Add a monitor to ensure partitions are being created.

SELECT 1 FROM
    pg_catalog.pg_class c
INNER JOIN
    pg_catalog.pg_namespace n ON n.oid = c.relnamespace
WHERE
    c.relkind = 'r' AND
    n.nspname = 'public' AND
    c.relname = '<table>_' || to_char(NOW() + INTERVAL '3 days', 'YYYYMMDD')
    -- for months, use to_char(NOW() + INTERVAL '3 months', 'YYYYMM')

Archiving Partitions

Back up and drop older partitions each day or month.

pg_dump -c -Fc -t <table>_201609 $PGSLICE_URL > <table>_201609.dump
psql -c "DROP <table>_201609" $PGSLICE_URL

If you use Amazon S3 for backups, s3cmd is a nice tool.

s3cmd put <table>_201609.dump s3://<s3-bucket>/<table>_201609.dump

Additional Commands

To undo prep (which will delete partitions), use:

pgslice unprep <table>

To undo swap, use:

pgslice unswap <table>

App Considerations

This set up allows you to read and write with the original table name with no knowledge it’s partitioned. However, there are a few things to be aware of.

Writes

Before Postgres 10, if you use INSERT statements with a RETURNING clause (as frameworks like Rails do), you’ll no longer receive the id of the newly inserted record(s) back. If you need this, you can either:

  1. Insert directly into the partition
  2. Get value before the insert with SELECT nextval('sequence_name') (for multiple rows, append FROM generate_series(1, n))

Reads

When possible, queries should include the column you partition on to limit the number of partitions the database needs to check. For instance, if you partition on created_at, try to include it in queries:

SELECT * FROM
    visits
WHERE
    user_id = 123 AND
    -- for performance
    created_at >= '2016-09-01' AND created_at < '2016-09-02'

For this to be effective, ensure constraint_exclusion is set to partition (default value) or on.

SHOW constraint_exclusion;

One Off Tasks

You can also use pgslice to reduce the size of a table without partitioning by creating a new table, filling it with a subset of records, and swapping it in.
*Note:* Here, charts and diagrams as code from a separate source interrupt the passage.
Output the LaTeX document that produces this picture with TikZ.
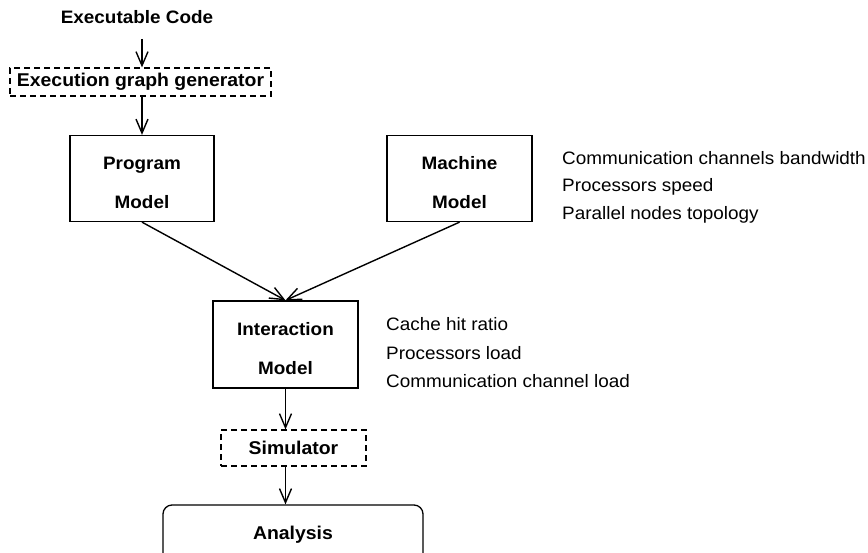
\documentclass[tikz,border=0pt]{standalone}
\usepackage{fontspec}
\setmainfont{Liberation Sans}[FakeStretch=1.05]
\usetikzlibrary{arrows.meta}
\tikzset{
  box/.style={draw, line width=1.3pt, minimum width=144pt, minimum height=86pt, inner sep=0pt, align=center, font=\fontsize{18}{39}\selectfont\bfseries},
  dbox/.style={draw, line width=1.2pt, dash pattern=on 6pt off 4pt, inner sep=0pt, font=\fontsize{18.5}{22}\selectfont\bfseries},
  note/.style={anchor=west, inner sep=0pt, font=\fontsize{18}{20}\selectfont},
  arr/.style={line width=1.4pt, -{Straight Barb[length=14pt,width=12pt,line width=1.4pt]}}
}
\begin{document}
\begin{tikzpicture}[x=1pt,y=-1pt]
\useasboundingbox (0,0) rectangle (868,552);
\clip (0,0) rectangle (868,552);
\node[inner sep=0pt, font=\fontsize{18}{22}\selectfont\bfseries] (code) at (137,17) {Executable Code};
\node[dbox, minimum width=261pt, minimum height=28pt] (gen) at (140.5,82) {Execution graph generator};
\node[box] (prog) at (142,178.5) {\rule{0pt}{22pt}Program\\Model};
\node[box, minimum width=145pt] (mach) at (459.5,178.5) {\rule{0pt}{22pt}Machine\\Model};
\node[box, minimum width=145pt, minimum height=87pt] (int) at (285.5,344.5) {\rule{0pt}{22pt}Interaction\\Model};
\node[dbox, minimum width=145pt, minimum height=36pt] (sim) at (293.5,448) {Simulator};
\node[draw, line width=1.3pt, rounded corners=9pt, minimum width=260pt, minimum height=60pt, inner sep=0pt, font=\fontsize{18.5}{22}\selectfont\bfseries, text depth=0pt] (ana) at (293,535) {\raisebox{5pt}{Analysis}};

\node[note] (n1) at (562,158) {Communication channels bandwidth};
\node[note] (n2) at (562,187) {Processors speed};
\node[note] (n3) at (562,215) {Parallel nodes topology};
\node[note] (i1) at (386,324) {Cache hit ratio};
\node[note] (i2) at (386,353) {Processors load};
\node[note] (i3) at (386,381) {Communication channel load};

\coordinate (c1) at ([yshift=-15pt]code.south -| prog.north);
\draw[arr] (c1) -- (gen.north -| prog.north);
\draw[arr] (gen.south -| prog.north) -- (prog.north);
\draw[arr] (prog.south) -- (int.north);
\draw[arr] (mach.south) -- (int.north);
\draw[arr] (int.south) -- (int.south |- sim.north);
\draw[arr] (int.south |- sim.south) -- (int.south |- ana.north);
\end{tikzpicture}
\end{document}
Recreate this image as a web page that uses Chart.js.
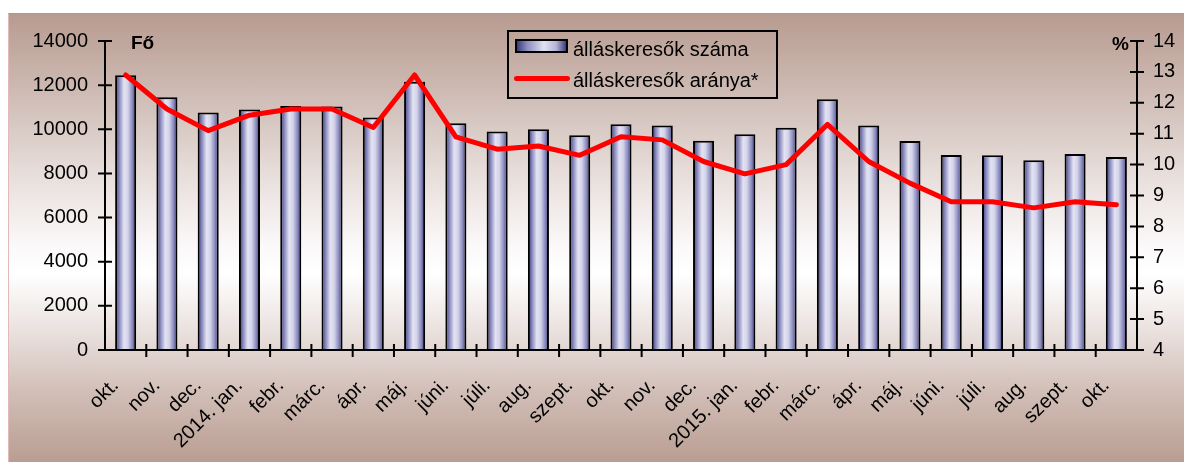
<!DOCTYPE html>
<html>
<head>
<meta charset="utf-8">
<script src="https://cdn.jsdelivr.net/npm/chart.js@4.4.1/dist/chart.umd.min.js"></script>
<style>
  html, body { margin: 0; padding: 0; background: #ffffff; }
  #wrap { position: relative; width: 1184px; height: 462px; overflow: hidden; font-family: "Liberation Sans", Arial, sans-serif; }
  #bg { position: absolute; left: 8px; top: 13px; width: 1176px; height: 449px; box-sizing: border-box;
        border-top: 1px solid #c98c8c; border-left: 1px solid #e2b8b8;
        background: linear-gradient(to bottom, #b89b90 0%, #cdbab3 17%, #e9e0dd 37%, #fbf9f9 52%, #ffffff 58%, #ebe3e0 70%, #d2bfb8 84%, #b99d92 100%); }
  #cv { position: absolute; left: 0; top: 0; }
  .lbl { position: absolute; font-weight: bold; color: #000; font-size: 19px; line-height: 1; }
  #legend { position: absolute; left: 507px; top: 30px; width: 271px; height: 69px; box-sizing: border-box; border: 2px solid #000; }
  .item { position: absolute; left: 0; font-size: 20px; color: #000; line-height: 1; white-space: nowrap; }
  .sw-bar { position: absolute; left: 6px; width: 53px; height: 14px; box-sizing: border-box; border: 2px solid #000;
            background: linear-gradient(to right, #3b3b7c 0%, #8a8abf 20%, #e2e2f2 55%, #b4b4d8 80%, #3b3b7c 100%); }
  .sw-line { position: absolute; left: 5px; width: 56px; height: 5px; border-radius: 3px; background: #ff0000; }
</style>
</head>
<body>
<div id="wrap">
  <div id="bg"></div>
  <canvas id="cv" width="1184" height="462"></canvas>
  <div class="lbl" style="left:131px; top:33px;">Fő</div>
  <div class="lbl" style="left:1112px; top:34px;">%</div>
  <div id="legend">
    <div class="sw-bar" style="top:7px;"></div>
    <div class="item" style="left:64px; top:7px;">álláskeresők száma</div>
    <div class="sw-line" style="top:44px;"></div>
    <div class="item" style="left:64px; top:38px;">álláskeresők aránya*</div>
  </div>
</div>
<script>
const categories = ['okt.','nov.','dec.','2014. jan.','febr.','márc.','ápr.','máj.','júni.','júli.','aug.','szept.','okt.','nov.','dec.','2015. jan.','febr.','márc.','ápr.','máj.','júni.','júli.','aug.','szept.','okt.'];
const jobseekers = [12450, 11450, 10760, 10900, 11050, 11030, 10530, 12150, 10270, 9900, 10000, 9730, 10230, 10170, 9480, 9770, 10070, 11360, 10170, 9470, 8840, 8820, 8600, 8880, 8750];
const rate = [12.9, 11.8, 11.1, 11.6, 11.8, 11.8, 11.2, 12.9, 10.9, 10.5, 10.6, 10.3, 10.9, 10.8, 10.1, 9.7, 10.0, 11.3, 10.1, 9.4, 8.8, 8.8, 8.6, 8.8, 8.7];
const leftTicks = [0, 2000, 4000, 6000, 8000, 10000, 12000, 14000];
const rightTicks = [4, 5, 6, 7, 8, 9, 10, 11, 12, 13, 14];

const FONT = '"Liberation Sans", Arial, sans-serif';
const BAR_PCT = 0.51;

function barGradient(context) {
  const chart = context.chart;
  const xs = chart.scales.x;
  if (!chart.chartArea || !xs) return '#9a9acc';
  const cx = xs.getPixelForValue(context.dataIndex);
  const cw = (chart.chartArea.right - chart.chartArea.left) / categories.length;
  const w = cw * BAR_PCT;
  const g = chart.ctx.createLinearGradient(cx - w / 2, 0, cx + w / 2, 0);
  g.addColorStop(0, '#30306c');
  g.addColorStop(0.18, '#8282b9');
  g.addColorStop(0.42, '#e3e3f3');
  g.addColorStop(0.6, '#d4d4ea');
  g.addColorStop(0.82, '#8a8abf');
  g.addColorStop(1, '#30306c');
  return g;
}

const axesPlugin = {
  id: 'customAxes',
  afterDatasetsDraw(chart) {
    const ctx = chart.ctx;
    const a = chart.chartArea;
    const y = chart.scales.y, y1 = chart.scales.y1, x = chart.scales.x;
    ctx.save();
    ctx.strokeStyle = '#000';
    ctx.lineWidth = 2;
    ctx.beginPath();
    ctx.moveTo(a.left, y.getPixelForValue(leftTicks[leftTicks.length - 1]));
    ctx.lineTo(a.left, y.getPixelForValue(0) + 1);
    leftTicks.forEach(v => { const p = y.getPixelForValue(v); ctx.moveTo(a.left - 7, p); ctx.lineTo(a.left + 7, p); });
    ctx.moveTo(a.right, y1.getPixelForValue(rightTicks[rightTicks.length - 1]));
    ctx.lineTo(a.right, y1.getPixelForValue(rightTicks[0]) + 1);
    rightTicks.forEach(v => { const p = y1.getPixelForValue(v); ctx.moveTo(a.right - 7, p); ctx.lineTo(a.right + 7, p); });
    const base = y.getPixelForValue(0);
    ctx.moveTo(a.left, base);
    ctx.lineTo(a.right, base);
    for (let i = 1; i < categories.length; i++) {
      const p = (x.getPixelForValue(i - 1) + x.getPixelForValue(i)) / 2;
      ctx.moveTo(p, base - 6); ctx.lineTo(p, base + 7);
    }
    ctx.stroke();
    ctx.restore();
  }
};

new Chart(document.getElementById('cv'), {
  data: {
    labels: categories,
    datasets: [
      {
        type: 'line',
        label: 'álláskeresők aránya*',
        data: rate,
        yAxisID: 'y1',
        borderColor: '#ff0000',
        borderWidth: 5,
        pointRadius: 0,
        tension: 0,
        borderCapStyle: 'round',
        borderJoinStyle: 'round',
        order: 0
      },
      {
        type: 'bar',
        label: 'álláskeresők száma',
        data: jobseekers,
        yAxisID: 'y',
        backgroundColor: barGradient,
        borderColor: '#000',
        borderWidth: 2,
        borderSkipped: 'bottom',
        categoryPercentage: 1,
        barPercentage: BAR_PCT,
        order: 1
      }
    ]
  },
  options: {
    responsive: false,
    animation: false,
    events: [],
    layout: { padding: { top: 41, left: 0, right: 0, bottom: 0 } },
    plugins: { legend: { display: false }, tooltip: { enabled: false } },
    scales: {
      x: {
        grid: { display: false, drawTicks: false },
        border: { display: false },
        ticks: { autoSkip: false, maxRotation: 45, minRotation: 45, padding: 24, labelOffset: -10, color: '#000', font: { family: FONT, size: 20 } },
        afterFit(s) { s.height = 112; }
      },
      y: {
        position: 'left',
        min: 0, max: 14000,
        grid: { display: false, drawTicks: false },
        border: { display: false },
        ticks: { stepSize: 2000, padding: 17, color: '#000', font: { family: FONT, size: 20 }, callback: v => String(v) },
        afterFit(s) { s.width = 105; }
      },
      y1: {
        position: 'right',
        min: 4, max: 14,
        grid: { display: false, drawTicks: false },
        border: { display: false },
        ticks: { stepSize: 1, padding: 16, color: '#000', font: { family: FONT, size: 20 }, callback: v => String(v) },
        afterFit(s) { s.width = 47; }
      }
    }
  },
  plugins: [axesPlugin]
});
</script>
</body>
</html>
pgslice prep <table> --no-partition
pgslice fill <table> --where "id > 1000" # use any conditions
pgslice swap <table>

Schema Updates

Once a table is partitioned, here’s how to change the schema:

  • To add, remove, or modify a column, make the update on the master table only
  • To add or remove an index, make the update on the master table and all partitions (for Postgres 11, make the update on the master table only)

Declarative Partitioning

Postgres 10 introduces declarative partitioning. A major benefit is INSERT statements with a RETURNING clause work as expected. If you prefer to use trigger-based partitioning instead (not recommended), pass the --trigger-based option to the prep command.

Upgrading

Run:

gem install pgslice

To use master, run:

gem install specific_install
gem specific_install https://github.com/ankane/pgslice.git

Docker

docker build -t pgslice .
alias pgslice="docker run --rm -e PGSLICE_URL pgslice"

This will give you the pgslice command.

Reference

Related Projects

Also check out:

  • PgHero - A performance dashboard for Postgres
  • pgsync - Sync Postgres data to your local machine

Contributing

Everyone is encouraged to help improve this project. Here are a few ways you can help:

To run tests, do:

git clone https://github.com/ankane/pgslice.git
cd pgslice
bundle install
createdb pgslice_test
bundle exec rake

To test against different versions of Postgres with Docker, use:

docker run -p=8000:5432 postgres:10
TZ=Etc/UTC PGSLICE_URL=postgres://postgres@localhost:8000/postgres bundle exec rake

On Mac, you must use Docker for Mac for the port mapping to localhost to work.